* **What the exercise asks**:
Return precisely the span of lines from the top of the material below to the line containing "import pandas as pd", both included. Pictures are excluded.

── Data excerpt

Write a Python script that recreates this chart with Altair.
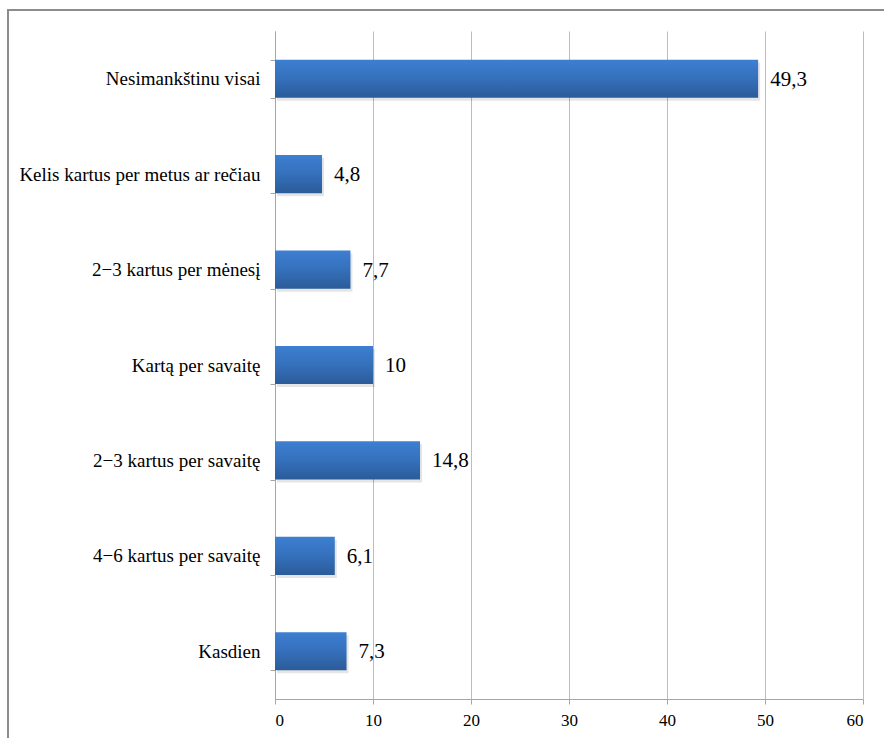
import altair as alt
import pandas as pd

categories = [
    "Nesimankštinu visai",
    "Kelis kartus per metus ar rečiau",
    "2−3 kartus per mėnesį",
    "Kartą per savaitę",
    "2−3 kartus per savaitę",
    "4−6 kartus per savaitę",
    "Kasdien",
]
values = [49.3, 4.8, 7.7, 10, 14.8, 6.1, 7.3]
labels = ["49,3", "4,8", "7,7", "10", "14,8", "6,1", "7,3"]
x_ticks = [0, 10, 20, 30, 40, 50, 60]

df = pd.DataFrame({"cat": categories, "val": values, "lbl": labels})

FONT = "Liberation Serif"

x_enc = alt.X(
    "val:Q",
    scale=alt.Scale(domain=[0, 60], nice=False),
    axis=alt.Axis(
        values=x_ticks,
        title=None,
        grid=True,
        gridColor="#bdbdbd",
        gridWidth=1,
        domainColor="#a6a6a6",
        tickColor="#a6a6a6",
        tickSize=5,
        labelFont=FONT,
        labelFontSize=17,
        labelColor="#000000",
        labelPadding=8,
    ),
)
y_enc = alt.Y(
    "cat:N",
    sort=categories,
    scale=alt.Scale(paddingInner=0.6, paddingOuter=0.3),
    axis=alt.Axis(
        title=None,
        tickBand="extent",
        domainColor="#a6a6a6",
        tickColor="#a6a6a6",
        tickSize=5,
        labelFont=FONT,
        labelFontSize=19,
        labelColor="#000000",
        labelPadding=10,
        labelLimit=300,
    ),
)

base = alt.Chart(df)

# soft drop shadow beneath each bar
shadow = base.mark_bar(color="#000000", opacity=0.1, xOffset=2, yOffset=3).encode(
    x=alt.X("val:Q", scale=alt.Scale(domain=[0, 60], nice=False)),
    y=alt.Y("cat:N", sort=categories),
)

bars = base.mark_bar(
    color=alt.Gradient(
        gradient="linear",
        x1=0, y1=0, x2=0, y2=1,
        stops=[
            alt.GradientStop(color="#3d7fd2", offset=0),
            alt.GradientStop(color="#3570bb", offset=0.5),
            alt.GradientStop(color="#2b5b99", offset=1),
        ],
    )
).encode(x=x_enc, y=y_enc)

text = base.mark_text(
    align="left", baseline="middle", dx=12, dy=1, font=FONT, fontSize=21, color="#000000"
).encode(x="val:Q", y=alt.Y("cat:N", sort=categories), text="lbl:N")

# outer chart frame
frame = alt.Chart(pd.DataFrame({"k": [0]})).mark_rect(
    fill=None, stroke="#8c8c8c", strokeWidth=2, clip=False
).encode(
    x=alt.value(-267), x2=alt.value(650),
    y=alt.value(-21), y2=alt.value(740),
)

chart = (
    alt.layer(frame, shadow, bars, text)
    .properties(
        width=588,
        height=668,
        autosize=alt.AutoSizeParams(type="none"),
        padding={"left": 275, "top": 31, "right": 21, "bottom": 39},
        background="#ffffff",
    )
    .configure_view(stroke=None)
)

chart.save("out.html", embed_options={"renderer": "svg", "actions": False})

────

* **The solution**:
Write a Python script that recreates this chart with Altair.
import altair as alt
import pandas as pd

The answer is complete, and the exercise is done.